With a priority inversion like this, there is no actual performance
isolation or containerization going on here - which is the whole point
of cgroups and resource control.

> Or did you mean that if protections were transformed (via effective
> calculation) to have ratios only in the same range as io.weights
> (1e-4..1e4 instead of 0..inf), then it'd prevent the inversion? (By
> setting D,E weights in same ratios as D,E protections.)

No, the inversion would be prevented if E could consume all resources
assigned to B that aren't consumed by D.

This is true for IO and CPU, but before my patch not for memory.

> > 1. Can you please make a practical use case for having scape goats or
> >    donor groups to justify retaining what I consider to be an
> >    unimportant artifact in the memory.low semantics?
>     A.low=10G
>     `- B.low=X   u=6G
>     `- C.low=X   u=4G
>     `- D.low=0G  u=5G
> 
> B,C   run the workload which should be protected
> D     runs job that doesn't need any protection 
> u     denotes usage
> (I made the example with more than one important sibling to illustrate
> usefulness of some implicit distribution X.)
> 
> When outer reclaim comes, reclaiming from B,C would be detrimental to
> their performance, while impact on D is unimportant. (And induced IO
> load on the rest (out of A) too.)

Okay, but this is a different usecase than we were talking about.

My objection is to opting out of protection against cousins (thus
overriding parental resource assignment), not against siblings.

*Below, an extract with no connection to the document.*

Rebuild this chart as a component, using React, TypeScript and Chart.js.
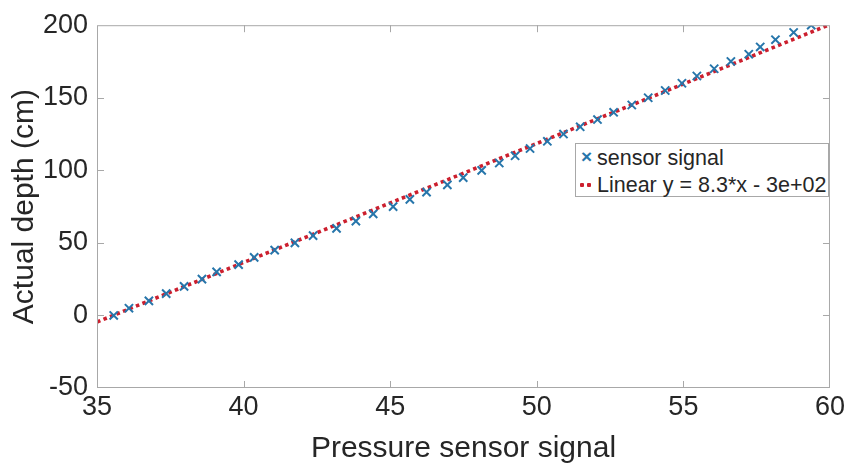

Expressing priorities between siblings like this is fine. And I
absolutely see practical value in your specific example.

> It's not possible to move D to the A's level, since only A is all what a
> given user can control.

Correct, but you can change the tree to this:

     A.low=10G
     `- A1.low=10G
        `- B.low=0G
        `- C.low=0G
     `- D.low=0G

to express

A1 > D
 B = C

That priority order can be matched by CPU and IO controls as well:

     A.weight=100
     `- A1.weight=100
        `- B.weight=100
        `- C.weight=100
     `- D.weight=1

My objection is purely about opting out of resources relative to (and
assuming a lower memory priority than) an outside cousin that may have
a lower priority on other resources.

That is, I would like to see an argument for this setup:

     A				
     `- B		io.weight=200          memory.low=10G
        `- D		io.weight=100 (e.g.)   memory.low=10G
        `- E		io.weight=100 (e.g.)   memory.low=0
     `- C		io.weight=50           memory.low=5G

Where E has no memory protection against C, but E has IO priority over
C. That's the configuration that cannot be expressed with a recursive
memory.low, but since it involves priority inversions it's not useful
to actually isolate and containerize workloads.

That's why I'm saying it's an artifact, not an actual feature.

> > 2. If you think opting out of hierarchically assigned resources is a
> >    fundamentally important usecase, can you please either make an
> >    argument why it should also apply to CPU and IO, or alternatively
> >    explain in detail why they are meaningfully different?
> I'd say that protected memory is a disposable resource in contrast with
> CPU/IO. If you don't have latter, you don't progress; if you lack the
> former, you are refaulting but can make progress. Even more, you should
> be able to give up memory.min.

Eh, I'm not buying that. You cannot run without memory either. If
somebody reclaims a page between you faulting it in and you resuming
to userspace, there is no forward progress.